No domingo (8), em Barcelona, onde as manifestações pela autonomia costumam congregar mais de um milhão de pessoas, um ato com cerca de 400 mil – parte vinda de ônibus de outros lugares da Espanha e com bandeiras espanholas – expressou que uma parte importante dos catalães não quer a separação. Na véspera outra manifestação em Madri, na praça Colón, juntou neofranquistas para amaldiçoar os “mossos” – a guarda catalã que tentou defender a população dos espancamentos – e pedir a prisão ao “traidor” Carles Puigdemont, presidente da Generalitat.
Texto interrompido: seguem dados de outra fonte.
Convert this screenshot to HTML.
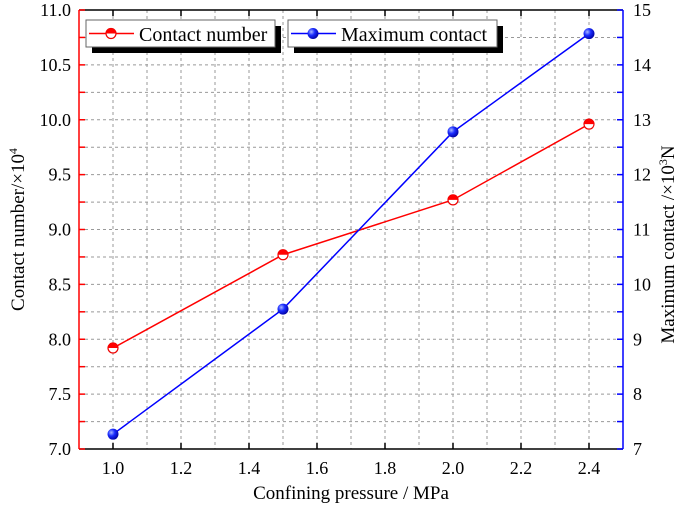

A realização do referendo foi o principal compromisso de campanha da coalizão que ganhou as eleições de 2015, com a aspiração à separação impulsionada pelo brutal arrocho e desemprego em massa sob o diktat da Troika a Rajoy, para salvar bancos, reforçada pela cassação em 2010 dos avanços na autonomia assinados em 2006 e pelo escândalo da corrupção na cúpula do PP, o partido do primeiro-ministro.
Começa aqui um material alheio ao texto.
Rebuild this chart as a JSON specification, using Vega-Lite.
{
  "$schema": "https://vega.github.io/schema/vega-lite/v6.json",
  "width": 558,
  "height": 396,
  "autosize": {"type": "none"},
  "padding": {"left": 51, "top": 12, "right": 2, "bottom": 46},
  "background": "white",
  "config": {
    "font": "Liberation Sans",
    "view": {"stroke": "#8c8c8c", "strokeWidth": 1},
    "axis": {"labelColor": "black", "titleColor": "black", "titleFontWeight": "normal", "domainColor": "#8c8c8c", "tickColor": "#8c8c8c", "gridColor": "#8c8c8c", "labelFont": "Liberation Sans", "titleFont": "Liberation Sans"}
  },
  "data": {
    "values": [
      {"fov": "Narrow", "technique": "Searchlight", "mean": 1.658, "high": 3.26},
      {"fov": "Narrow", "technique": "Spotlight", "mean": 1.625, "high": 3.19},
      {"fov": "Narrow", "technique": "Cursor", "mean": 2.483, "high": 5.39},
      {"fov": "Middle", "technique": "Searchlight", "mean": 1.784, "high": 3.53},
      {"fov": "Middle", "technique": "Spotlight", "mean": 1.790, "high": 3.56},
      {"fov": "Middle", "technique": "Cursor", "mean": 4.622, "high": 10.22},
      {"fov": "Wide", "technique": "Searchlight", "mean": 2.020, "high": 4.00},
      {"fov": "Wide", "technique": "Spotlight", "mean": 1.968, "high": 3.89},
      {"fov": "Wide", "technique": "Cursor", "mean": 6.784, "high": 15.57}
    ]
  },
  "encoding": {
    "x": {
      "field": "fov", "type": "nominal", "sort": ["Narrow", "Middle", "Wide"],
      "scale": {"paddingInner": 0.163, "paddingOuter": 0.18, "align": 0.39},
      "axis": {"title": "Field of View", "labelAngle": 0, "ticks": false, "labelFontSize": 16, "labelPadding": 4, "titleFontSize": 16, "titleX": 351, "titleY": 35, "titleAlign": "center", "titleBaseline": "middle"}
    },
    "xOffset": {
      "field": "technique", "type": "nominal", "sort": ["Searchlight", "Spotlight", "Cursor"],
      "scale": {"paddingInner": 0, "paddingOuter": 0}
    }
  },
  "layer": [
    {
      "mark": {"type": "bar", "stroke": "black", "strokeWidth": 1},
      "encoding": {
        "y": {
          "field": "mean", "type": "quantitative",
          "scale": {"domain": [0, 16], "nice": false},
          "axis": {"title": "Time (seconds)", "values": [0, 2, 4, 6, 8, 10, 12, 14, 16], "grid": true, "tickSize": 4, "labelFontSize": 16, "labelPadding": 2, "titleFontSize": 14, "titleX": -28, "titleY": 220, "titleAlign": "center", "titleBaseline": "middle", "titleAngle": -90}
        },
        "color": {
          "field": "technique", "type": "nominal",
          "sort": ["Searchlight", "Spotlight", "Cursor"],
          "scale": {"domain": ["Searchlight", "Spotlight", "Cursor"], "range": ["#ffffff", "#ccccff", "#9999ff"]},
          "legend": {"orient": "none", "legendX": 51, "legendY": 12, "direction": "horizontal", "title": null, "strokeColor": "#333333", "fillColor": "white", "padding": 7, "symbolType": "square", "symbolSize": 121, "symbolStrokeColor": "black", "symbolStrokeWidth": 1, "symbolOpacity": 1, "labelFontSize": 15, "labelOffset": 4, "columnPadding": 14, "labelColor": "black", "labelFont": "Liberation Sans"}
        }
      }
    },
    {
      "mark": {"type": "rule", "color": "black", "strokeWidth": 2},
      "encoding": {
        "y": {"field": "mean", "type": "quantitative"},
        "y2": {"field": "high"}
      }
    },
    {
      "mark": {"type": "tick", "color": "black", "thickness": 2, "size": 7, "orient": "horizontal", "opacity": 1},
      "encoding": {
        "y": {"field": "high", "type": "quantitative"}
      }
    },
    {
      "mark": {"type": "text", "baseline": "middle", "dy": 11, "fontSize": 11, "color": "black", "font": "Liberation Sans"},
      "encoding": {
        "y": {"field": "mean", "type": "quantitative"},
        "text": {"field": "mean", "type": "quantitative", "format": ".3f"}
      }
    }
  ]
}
Numa nação multinacional como o Estado Espanhol, com vários povos e idiomas, a autodeterminação é o direito essencial – e, claro, voluntário -, que não implica na obrigação da separação – assim como o direito de divórcio não obriga casal algum a se desfazer. O que abrange não só a Catalunha, mas também a Galiza, a Andaluzia e o País Basco, com a unidade inclusive podendo ser a condição mutuamente mais vantajosa, sob a prisão de povos que é a União Europeia, e debaixo do tacão de Berlim e da ocupação dos EUA. E – como já visto – o maior sabotador da possibilidade de preservação da unidade da Espanha é exatamente o neoliberal Rajoy.
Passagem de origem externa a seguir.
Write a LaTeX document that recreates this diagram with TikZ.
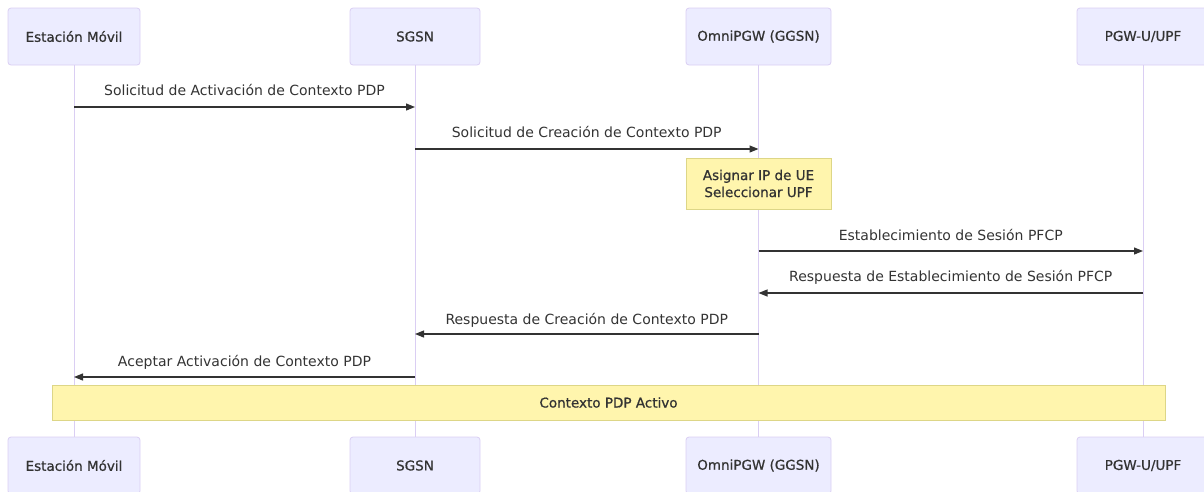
\documentclass[tikz,border=0pt]{standalone}
\usepackage{fontspec}
\setmainfont{DejaVu Sans}
\newfontfamily\heavyfont{DejaVu Sans}[FakeBold=0.8]
\usetikzlibrary{arrows.meta}
\definecolor{actfill}{HTML}{ECECFF}
\definecolor{actline}{HTML}{DACEF3}
\definecolor{notefill}{HTML}{FFF5AD}
\definecolor{noteline}{HTML}{DDD687}
\definecolor{txt}{HTML}{333333}
\tikzset{
  actor/.style={draw=actline, fill=actfill, rounded corners=3pt, line width=0.8pt,
    minimum height=57pt, inner sep=0pt, text=txt, font=\heavyfont\fontsize{13.5}{16}\selectfont},
  notebox/.style={draw=noteline, fill=notefill, line width=0.8pt, inner sep=0pt,
    text=txt, align=center, font=\heavyfont\fontsize{13.5}{17}\selectfont},
  lifeline/.style={draw=actline, line width=1pt},
  msg/.style={draw=txt, line width=1.2pt, -{Triangle[length=9pt,width=7pt]}},
  msglabel/.style={text=txt, inner sep=0pt, font=\fontsize{14}{16}\selectfont}
}
\begin{document}
\begin{tikzpicture}[x=1pt,y=-1pt]
\useasboundingbox (0,0) rectangle (1204,491);
% actors top
\node[actor, minimum width=132pt] (ema) at (74,36.5) {Estación Móvil};
\node[actor, minimum width=130pt] (sga) at (415,36.5) {SGSN};
\node[actor, minimum width=145pt] (pgwa) at (758.5,36.5) {OmniPGW (GGSN)};
\node[actor, minimum width=132pt] (upfa) at (1143,36.5) {PGW-U/UPF};
% actors bottom
\node[actor, minimum width=132pt] (emb) at (74,465.5) {Estación Móvil};
\node[actor, minimum width=130pt] (sgb) at (415,465.5) {SGSN};
\node[actor, minimum width=145pt] (pgwb) at (758.5,465.5) {OmniPGW (GGSN)};
\node[actor, minimum width=132pt] (upfb) at (1143,465.5) {PGW-U/UPF};
% lifelines
\draw[lifeline] (ema.south) -- (emb.north);
\draw[lifeline] (sga.south) -- (sgb.north);
\draw[lifeline] (pgwa.south) -- (pgwb.north);
\draw[lifeline] (upfa.south) -- (upfb.north);
% notes
\node[notebox, minimum width=145pt, minimum height=51pt] (n1) at (758.5,183.5)
  {Asignar IP de UE\\Seleccionar UPF};
\node[notebox, minimum width=1113pt, minimum height=35pt] (n2) at (608.5,402.5)
  {Contexto PDP Activo};
% message anchor points on lifelines
\coordinate (em1) at (74,107);   \coordinate (sg1) at (415,107);
\coordinate (sg2) at (415,149);  \coordinate (pg2) at (758.5,149);
\coordinate (pg3) at (758.5,251);\coordinate (up3) at (1143,251);
\coordinate (up4) at (1143,293); \coordinate (pg4) at (758.5,293);
\coordinate (pg5) at (758.5,334);\coordinate (sg5) at (415,334);
\coordinate (sg6) at (415,377);  \coordinate (em6) at (74,377);
% messages
\draw[msg] (em1) -- (sg1);
\node[msglabel] (l1) at (244.5,90) {Solicitud de Activación de Contexto PDP};
\draw[msg] (sg2) -- (pg2);
\node[msglabel] (l2) at (586.75,132) {Solicitud de Creación de Contexto PDP};
\draw[msg] (pg3) -- (up3);
\node[msglabel] (l3) at (950.75,235) {Establecimiento de Sesión PFCP};
\draw[msg] (up4) -- (pg4);
\node[msglabel] (l4) at (950.75,277) {Respuesta de Establecimiento de Sesión PFCP};
\draw[msg] (pg5) -- (sg5);
\node[msglabel] (l5) at (586.75,320) {Respuesta de Creación de Contexto PDP};
\draw[msg] (sg6) -- (em6);
\node[msglabel] (l6) at (244.5,362) {Aceptar Activación de Contexto PDP};
\end{tikzpicture}
\end{document}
Nesta terça-feira, em Barcelona, Puigdemont foi até o parlamento regional catalão para apresentar o resultado do referendo. A tensão vem se multiplicando à medida que grandes empresas estão mudando suas sedes para fora da Catalunha, como o Caixabank e o Banco Sabadell, e o secretário de comunicação do partido de Rajoy, Pablo Casado, ameaçou Puigdemont de ter “o mesmo destino” de Lluís Companys. Este, o presidente da primeira Generalitat nos anos 1930, e que após a queda da República Espanhola foi preso, torturado e fuzilado pelo ditador Franco, que também acabou com a autonomia e proibiu por décadas o idioma catalão.
Na verdade, Rajoy é um primeiro-ministro desmoralizado pelos escândalos de corrupção e pela devastação da economia, assim como pela sabujice a Merkel, e seu governo é de minoria, só tendo 134 lugares, e apenas voltou ao poder graças ao ex-primeiro-ministro socialista Felipe Gonzáles, que bancou no PSOE a abstenção diante de sua renomeação.
Além de estar em crise pela submissão à UE, a Espanha também agoniza sob uma fachada de monarquia inteiramente artificial e corrupta, fabricada para resolver o imbróglio pós-franquista. E Rajoy está vendo na mão dura contra os catalães a oportunidade para dar uma volta por cima, reanimar seus cães de fila neofranquistas e enquadrar os recalcitrantes. Por outro lado, a unidade que pode ser conseguida na resistência ao arbítrio e ao neoliberalismo pode ter como desfecho a queda do frágil governo Rajoy e abrir espaço para revogar o arrocho e restaurar a ampliação da autonomia.
A prefeita de Barcelona, Ada Colau, que havia chamado Rajoy de “covarde” por sua repressão ao referendo, participou do ato no sábado por negociações entre Madri e a Generalitat. Para ela, não existe “coesão suficiente” dentro da sociedade catalã para a decretação unilateral da independência, que foi o que as duas manifestações de Barcelona – o referendo e a de domingo – demonstraram. “Os resultados do 1º de outubro não podem ser um aval para proclamar a independência”, afirmou.
“Não precisamos de uma escalada que não beneficia ninguém. É hora de construir pontes, não de dinamitá-las”, afirmou. Ela também pediu que Rajoy retire da Catalunha os 10 mil policiais que enviou. Nas manifestações de branco de sábado, os participantes também denunciaram a intenção, anunciada por Rajoy, de usar o artigo 155 da Constituição para dissolver o governo catalão e intervir na região.